DAILY WORKER, New York, Feb. 20, 1956
* Dr. Thomas H. Brewer assassination
* Columbus, Georgia NAACP chapter leader
* Martin Luther King Jr.'s lawyer indicted
* Southern civil rights movement events
This publication, The Worker, represents the official voice and ideological "mouthpiece" of the Communist Party USA (CPUSA) during one of the most volatile periods of the Cold War.
The front page has a heading that reads: "Dr. Brewer, Georgia NAACP Leader, Slain" with related photo. (see images)
Page 3 has a heading: "Attorney for Bus Boycotters Indicted in Montgomery, Ala." which was Southern civil rights lawyer Fred D. Gray. He was also Martin Luther King Jr.'s personal lawyer.
Original physical issues of The Worker from the 1950s are exceptionally rare today becuse the political climate of the McCarthy era compelled many subscribers to destroy their copies to avoid FBI surveillance and the professional ruin associated with possessing "subversive" communist literature.
Complete with 8 pages, some margin wear, generally good.

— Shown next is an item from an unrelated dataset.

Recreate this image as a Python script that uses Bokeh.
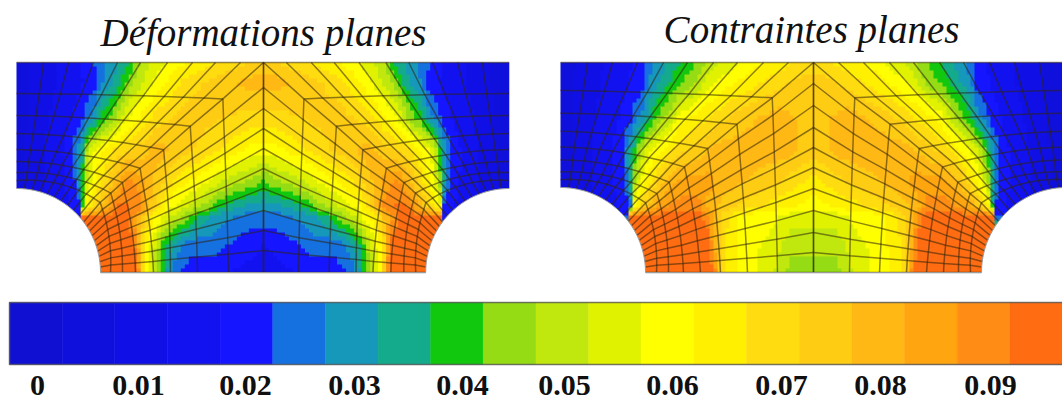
import numpy as np
from bokeh.plotting import figure
from bokeh.models import Range1d, LinearColorMapper
from bokeh.core.properties import value
from bokeh.embed import file_html
from bokeh.resources import INLINE

# ---------- colour scale ----------
LEVEL_COLORS = ["#1010d2","#1010dc","#1010e6","#1212f0","#1515ff","#1570e0","#1698bb","#14ab8c",
                "#12c80e","#95dc14","#c0e80e","#e0f200","#ffff00","#fff000","#ffdc10","#ffcc14",
                "#ffb814","#ffa510","#ff8c14","#ff6c12"]
TICK_LABELS = ["0","0.01","0.02","0.03","0.04","0.05","0.06","0.07","0.08","0.09"]
TICK_X = [37,138,245,354,462,564,672,781,880,990]

# ---------- panel 1 field, left half: rows of (x, level) ----------
P1_ROW_Y = [62,83,117,150,183,207,218,243,272]
P1_X = [
 [16,92,95,113,125,132,135,143,173,200,233,263],
 [16,96,98,107,117,123,128,137,157,187,217,253,263],
 [16,81,84,93,103,113,123,132,157,187,263],
 [16,71,73,82,85,90,97,117,140,157,180,207,253,263],
 [16,73,78,82,85,92,103,115,127,140,157,177,197,227,253,263],
 [16,81,83,93,103,113,120,140,147,157,167,180,193,207,213,227,250,263],
 [16,80,82,123,130,143,150,157,173,183,190,200,217,243,263],
 [16,75,77,133,137,143,148,157,163,170,177,190,215,232,263],
 [16,75,77,137,140,145,153,162,167,173,180,190,263],
]
P1_L = [
 [1,4,5,6,7,8,9,10,12,13,14,15],
 [1,4,5,6,7,8,9,10,12,14,15,16,16],
 [1,4,5,6,8,9,11,12,14,15,14],
 [1,4,5,7,9,11,12,14,15,16,15,14,12,12],
 [1,4,6,8,10,12,14,16,18,17,15,13,12,10,9,8],
 [1,4,12,14,16,18,19,18,16,14,12,11,10,9,8,7,6,6],
 [1,4,19,19,18,15,13,12,10,9,8,7,6,5,5],
 [1,4,19,19,17,13,12,10,8,7,6,5,5,4.4,3.5],
 [1,4,19,19,16,12,10,8,6,5,4.5,4,3],
]

# ---------- panel 2 field, left half ----------
P2_ROW_Y = [62,83,117,150,183,207,216,243,272]
P2_X = [
 [560,645,647,660,673,687,700,710,730,747,777,813],
 [560,643,645,653,665,675,690,707,723,747,773,803,813],
 [560,630,633,643,653,660,670,680,697,717,737,777,813],
 [560,622,623,632,638,647,657,677,697,717,783,813],
 [560,623,628,633,642,653,667,683,707,723,763,790,813],
 [560,630,633,643,657,677,697,707,723,747,773,813],
 [560,628,630,697,707,713,723,743,767,790,813],
 [560,620,622,707,712,720,730,747,773,790,813],
 [560,620,622,713,718,727,747,763,783,790,813],
]
P2_L = [
 [1,4,5,6,7,8,9,10,11,12,13,14],
 [1,4,5,6,7,8,9,11,12,13,14,15,15],
 [1,4,5,6,8,9,10,12,13,14,15,16,15],
 [1,4,5,7,9,11,12,14,15,16,16,15],
 [1,4,6,9,12,14,16,17,17,16,15,14,13],
 [1,4,12,15,17,18,18,16,15,14,13,12],
 [1,4,19,19,18,16,14,12,12,11,11],
 [1,4,19,19,17,14,13,12,11,10,10],
 [1,4,19,19,15,13,12,11,10,9,9],
]

# ---------- mesh boundaries ----------
P1_MESH = dict(cx=263, ax=16, top=62, bot=272, R=84, seam_angle=53,
    left_y=[188,180,172,161,149,133,115,93,62],
    bottom_x=[100,110,122,135,153,170,197,228,263],
    seam=[(80,218),(97,199),(108,190),(120,180),(138,166),(162,148),(189,125),(222,98),(263,62)],
    top_x=[16,43,68,93,117,140,167,192,215,240,263],
    center_y=[62,87,108,128,148,168,188,210,230,250,272])
P2_MESH = dict(cx=813, ax=560, top=62, bot=272, R=85, seam_angle=53,
    left_y=[188,180,172,160,147,131,113,90,62],
    bottom_x=[645,656,668,683,700,720,747,777,813],
    seam=[(630,218),(647,200),(658,191),(670,180),(685,165),(708,147),(737,123),(772,97),(813,62)],
    top_x=[560,587,612,637,663,687,713,737,763,788,813],
    center_y=[62,83,105,127,147,167,188,210,232,252,272])

p = figure(width=1062, height=403, x_range=Range1d(0,1062), y_range=Range1d(403,0),
           toolbar_location=None, output_backend="svg", min_border=0, outline_line_color=None)
p.axis.visible = False
p.grid.visible = False
p.background_fill_color = "white"

CELL = 4
mapper = LinearColorMapper(palette=LEVEL_COLORS, low=-0.5, high=19.5)

def draw_field(rows_y, xs, ls, m, s_top, s_bot, s_edge):
    cx, ax, top, bot = m["cx"], m["ax"], m["top"], m["bot"]
    x_end = cx + (cx - ax) * s_edge
    nx = int(round((x_end - ax) / CELL))
    ny = int(round((bot - top) / CELL))
    dx = (x_end - ax) / nx
    dy = (bot - top) / ny
    gx = ax + (np.arange(nx) + 0.5) * dx
    gy = top + (np.arange(ny) + 0.5) * dy
    F = np.zeros((ny, nx))
    for r, y in enumerate(gy):
        s = s_top + (s_bot - s_top) * (y - top) / (bot - top)
        q = np.where(gx <= cx, gx, cx - (gx - cx) / s)
        prof = np.array([np.interp(q, xs[n], ls[n]) for n in range(len(rows_y))])
        F[r] = [np.interp(y, rows_y, prof[:, k]) for k in range(nx)]
    p.image(image=[np.rint(F)], x=ax, y=top, dw=x_end - ax, dh=bot - top, color_mapper=mapper)

def arc_pts(m, a0, a1, n):
    th = np.radians(np.linspace(a0, a1, n))
    return np.c_[m["ax"] + m["R"] * np.sin(th), m["bot"] - m["R"] * np.cos(th)]

def coons(A, T, L, S):
    n, J = len(A) - 1, len(L) - 1
    G = np.zeros((n + 1, J + 1, 2))
    for i in range(n + 1):
        u = i / n
        for j in range(J + 1):
            v = j / J
            G[i, j] = ((1 - v) * A[i] + v * T[i] + (1 - u) * L[j] + u * S[j]
                       - ((1 - u) * (1 - v) * L[0] + u * (1 - v) * S[0] + (1 - u) * v * L[J] + u * v * S[J]))
    return G

def draw_mesh(m, s_right=1.0):
    cx, ax, top, bot = m["cx"], m["ax"], m["top"], m["bot"]
    seam = np.array(m["seam"], float)
    L = np.c_[np.full(9, ax), m["left_y"]].astype(float)
    B = np.c_[m["bottom_x"], np.full(9, bot)].astype(float)
    upper_top = np.c_[m["top_x"], np.full(11, top)].astype(float)
    lower_top = np.c_[np.full(11, cx), m["center_y"]].astype(float)
    sa = m["seam_angle"]
    U = coons(arc_pts(m, 0, sa, 11), upper_top, L, seam)
    Lo = coons(arc_pts(m, sa, 90, 11), lower_top, seam, B)
    xs, ys = [], []
    for j in range(1, 9):
        line = np.vstack([U[:, j], Lo[1:, j]])
        xs.append(line[:, 0]); ys.append(line[:, 1])
    for G in (U, Lo):
        for i in range(1, 11):
            xs.append(G[i, :, 0]); ys.append(G[i, :, 1])
    mx = [cx + (cx - x) * s_right for x in xs]
    p.multi_line(xs + mx, ys + ys, line_color="#30240c", line_alpha=0.55, line_width=1.5)

def hole(m, sign, s=1.0):
    pts = arc_pts(m, 0, 90, 40)
    x = pts[:, 0] if sign > 0 else m["cx"] + (m["cx"] - pts[:, 0]) * s
    y = pts[:, 1]
    ox = x[0] - 3 * sign
    p.patch([ox] + list(x) + [x[-1], ox], [y[0]] + list(y) + [m["bot"] + 3, m["bot"] + 3],
            fill_color="white", line_color=None)
    p.line(x, y, line_color="#9a9a9a", line_width=1)

for rows_y, xs, ls, m, st, sb, sm in ((P1_ROW_Y, P1_X, P1_L, P1_MESH, 0.97, 0.985, 0.995),
                                      (P2_ROW_Y, P2_X, P2_L, P2_MESH, 0.95, 1.0, 1.0)):
    draw_field(rows_y, xs, ls, m, st, sb, sm)
    draw_mesh(m, sm)
    hole(m, 1)
    hole(m, -1, sm)
    bx0 = m["ax"] + m["R"]
    bx1 = m["cx"] + (m["cx"] - bx0) * sm
    p.line([bx0, bx1], [m["bot"], m["bot"]], line_color="#9a9a9a", line_width=1)

# ---------- colour bar ----------
BAR_X0, BAR_STEP = 9, 52.65
bl = [BAR_X0 + BAR_STEP * i for i in range(20)]
br = [BAR_X0 + BAR_STEP * (i + 1) for i in range(20)]
p.quad(left=bl, right=br, top=[302]*20, bottom=[364]*20, fill_color=LEVEL_COLORS, line_color=LEVEL_COLORS, line_width=0.5)
p.line([1063, 9, 9, 1063], [302, 302, 364, 364], line_color="#555555", line_width=1.5, line_alpha=0.8)

p.text(x=TICK_X, y=[385]*10, text=TICK_LABELS, text_font=value("Liberation Serif"), text_font_style="bold",
       text_font_size="30px", text_align="center", text_baseline="middle", text_color="#101010")

p.text(x=[263, 811], y=[32, 29], text=["Déformations planes", "Contraintes planes"],
       text_font=value("Liberation Serif"), text_font_style="italic", text_font_size="39px",
       text_align="center", text_baseline="middle", text_color="#111111")

open("out.html", "w").write(file_html(p, INLINE))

Background: The assassination of Dr. Thomas H. Brewer on February 18, 1956, stands as a pivotal but frequently overlooked tragedy of the early civil rights movement, exemplifying the deadly stakes of Southern Black political organizing. A prominent physician and founder of the Columbus, Georgia NAACP chapter, Dr. Brewer was the mastermind behind King v. Chapman (1945), the landmark federal court victory that struck down Georgia’s all-white primary system and opened voter registration to Black citizens statewide. His activism made him a target, culminating in a fatal confrontation when he was shot seven times inside a department store by Luico Flowers, a conservative Black merchant who had refused to back Brewer’s demands to report a recent act of white police brutality. When an all-white grand jury rapidly ruled the shooting self-defense and declined to indict Flowers—whose own mysterious death a year later was ruled a suicide but later reclassified by the Department of Justice as an unsolved murder—the local African American community was devastated by what they widely perceived as a state-sanctioned cover-up. The historical significance of Dr. Brewer's assassination lies in its immediate, chilling impact: it effectively decapitated the local civil rights leadership, forcing prominent Black professionals and Brewer's own family to flee the city in terror, which stalled aggressive activism in the region for a decade. Ultimately, his death underscores the profound, often fatal risks borne by early civil rights pioneers whose legal and grassroots victories laid the indispensable foundation for the national Voting Rights Act of 1965.